Bayard Rustin, an iconic American civil rights activist, gay rights advocate, and proponent of nonviolence, was born in 1912. He is best known for being the lead organizer of the 1963 March on Washington for Jobs and Freedom. Raised by his grandparents, Rustin's grandmother was a Quaker and a member of the NAACP and frequently hosted leaders such as W.E.B. Du Bois and James Weldon Johnson in their home.
In 1932, Rustin attended Wilberforce College, a historically Black college in Ohio, and was expelled in 1936 for organizing a strike. After completing an activist training programme, Rustin moved to Harlem.
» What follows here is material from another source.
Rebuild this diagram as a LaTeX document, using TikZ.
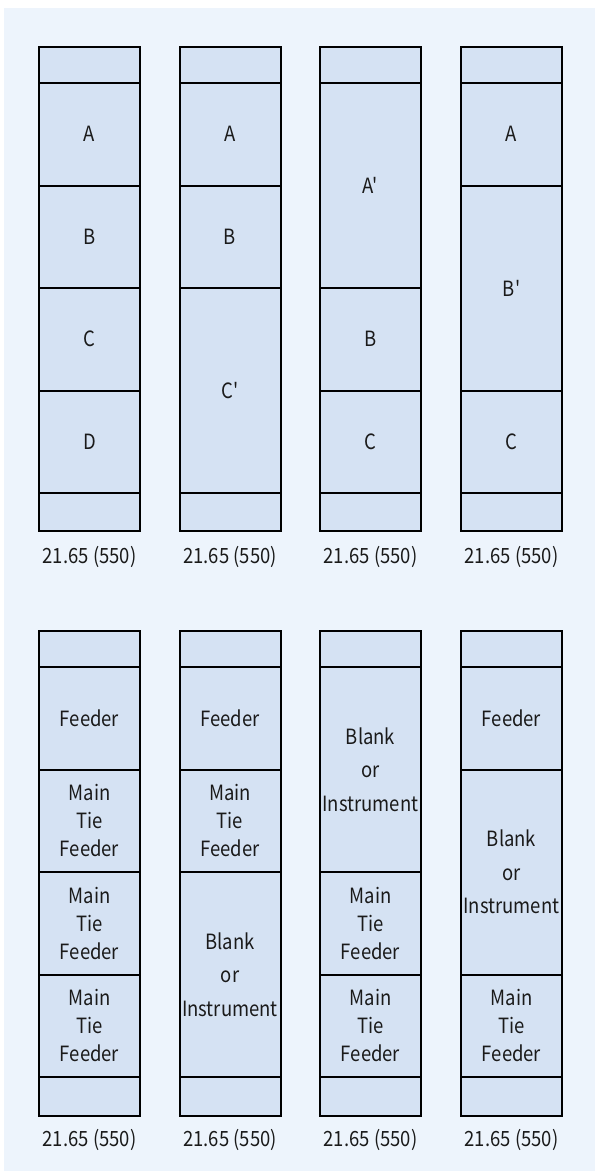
\documentclass[tikz,border=0pt]{standalone}
\usepackage{fontspec}
\setmainfont{Noto Sans CJK SC}[FakeStretch=0.88, Ligatures=TeXOff]
\definecolor{bgcol}{RGB}{237,244,252}
\definecolor{boxfill}{RGB}{213,226,243}
\definecolor{txt}{RGB}{26,26,26}
\begin{document}
\begin{tikzpicture}[x=1pt,y=-1pt,
  sect/.style={draw=black, line width=2pt, fill=boxfill, minimum width=101pt,
    inner sep=0pt, align=center, text=txt, font=\fontsize{21}{28}\selectfont},
  wide/.style={font=\fontsize{21}{33.5}\selectfont},
  dimlabel/.style={inner sep=0pt, text=txt, font=\fontsize{21}{25}\selectfont}]
\useasboundingbox (0,0) rectangle (595,1171);
\fill[bgcol] (4,8) rectangle (595,1171);
% ---------- upper row ----------
% column 1
\node[sect, minimum height=36pt]  (u1t) at (89.5,65) {};
\node[sect, minimum height=102.5pt] (u1a) at (89.5,134.25) {A};
\node[sect, minimum height=102.5pt] (u1b) at (89.5,236.75) {B};
\node[sect, minimum height=102.5pt] (u1c) at (89.5,339.25) {C};
\node[sect, minimum height=102.5pt] (u1d) at (89.5,441.75) {D};
\node[sect, minimum height=38pt]  (u1e) at (89.5,512) {};
\node[dimlabel] (u1l) at (89.5,557) {21.65 (550)};
% column 2
\node[sect, minimum height=36pt]  (u2t) at (230,65) {};
\node[sect, minimum height=102.5pt] (u2a) at (230,134.25) {A};
\node[sect, minimum height=102.5pt] (u2b) at (230,236.75) {B};
\node[sect, minimum height=205pt] (u2c) at (230,390.5) {C'};
\node[sect, minimum height=38pt]  (u2e) at (230,512) {};
\node[dimlabel] (u2l) at (230,557) {21.65 (550)};
% column 3
\node[sect, minimum height=36pt]  (u3t) at (370.5,65) {};
\node[sect, minimum height=205pt] (u3a) at (370.5,185.5) {A'};
\node[sect, minimum height=102.5pt] (u3b) at (370.5,339.25) {B};
\node[sect, minimum height=102.5pt] (u3c) at (370.5,441.75) {C};
\node[sect, minimum height=38pt]  (u3e) at (370.5,512) {};
\node[dimlabel] (u3l) at (370.5,557) {21.65 (550)};
% column 4
\node[sect, minimum height=36pt]  (u4t) at (511.5,65) {};
\node[sect, minimum height=102.5pt] (u4a) at (511.5,134.25) {A};
\node[sect, minimum height=205pt] (u4b) at (511.5,288) {B'};
\node[sect, minimum height=102.5pt] (u4c) at (511.5,441.75) {C};
\node[sect, minimum height=38pt]  (u4e) at (511.5,512) {};
\node[dimlabel] (u4l) at (511.5,557) {21.65 (550)};
% ---------- lower row ----------
% column 1
\node[sect, minimum height=36pt]  (l1t) at (89.5,649) {};
\node[sect, minimum height=102.5pt] (l1a) at (89.5,718.25) {Feeder};
\node[sect, minimum height=102.5pt] (l1b) at (89.5,820.75) {Main\\Tie\\Feeder};
\node[sect, minimum height=102.5pt] (l1c) at (89.5,923.25) {Main\\Tie\\Feeder};
\node[sect, minimum height=102.5pt] (l1d) at (89.5,1025.75) {Main\\Tie\\Feeder};
\node[sect, minimum height=39pt]  (l1e) at (89.5,1096.5) {};
\node[dimlabel] (l1l) at (89.5,1140) {21.65 (550)};
% column 2
\node[sect, minimum height=36pt]  (l2t) at (230,649) {};
\node[sect, minimum height=102.5pt] (l2a) at (230,718.25) {Feeder};
\node[sect, minimum height=102.5pt] (l2b) at (230,820.75) {Main\\Tie\\Feeder};
\node[sect, wide, minimum height=205pt] (l2c) at (230,974.5) {Blank\\or\\Instrument};
\node[sect, minimum height=39pt]  (l2e) at (230,1096.5) {};
\node[dimlabel] (l2l) at (230,1140) {21.65 (550)};
% column 3
\node[sect, minimum height=36pt]  (l3t) at (370.5,649) {};
\node[sect, wide, minimum height=205pt] (l3a) at (370.5,769.5) {Blank\\or\\Instrument};
\node[sect, minimum height=102.5pt] (l3b) at (370.5,923.25) {Main\\Tie\\Feeder};
\node[sect, minimum height=102.5pt] (l3c) at (370.5,1025.75) {Main\\Tie\\Feeder};
\node[sect, minimum height=39pt]  (l3e) at (370.5,1096.5) {};
\node[dimlabel] (l3l) at (370.5,1140) {21.65 (550)};
% column 4
\node[sect, minimum height=36pt]  (l4t) at (511.5,649) {};
\node[sect, minimum height=102.5pt] (l4a) at (511.5,718.25) {Feeder};
\node[sect, wide, minimum height=205pt] (l4b) at (511.5,872) {Blank\\or\\Instrument};
\node[sect, minimum height=102.5pt] (l4c) at (511.5,1025.75) {Main\\Tie\\Feeder};
\node[sect, minimum height=39pt]  (l4e) at (511.5,1096.5) {};
\node[dimlabel] (l4l) at (511.5,1140) {21.65 (550)};
\end{tikzpicture}
\end{document}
Rustin journaled about reading Krishnalal Shridharani's War Without Violence (1939). Shridharani's book was based on his Ph.D. dissertation, which he completed at Columbia University. The book details the development of Gandhi's "political philosophy," integrating – satyagraha, swaraj, ahimsa) into a cohesive political program.
In 1949, according to Daniel Levine's Bayard Rustin and the Civil Rights Movement, Rustin visited India to attend a planned conference on pacifism at Santiniketan near Calcutta organized by Gandhi. Gandhi was assassinated in January 1948, and conference fundraising fell through. Still, Rustin spent seven weeks in India and Pakistan, learning Gandhian nonviolent civil resistance techniques, which he could call upon during his activism.
Rustin's sexuality was brought to the public's attention for the first time in 1953 following an arrest in Pasadena, California. Rustin had remained candid in private about his sexuality, although homosexuality was still criminalized throughout the United States. Later, he was shunned by several Civil Rights activists, pushed to the background, and never formally received the credit he rightfully deserved.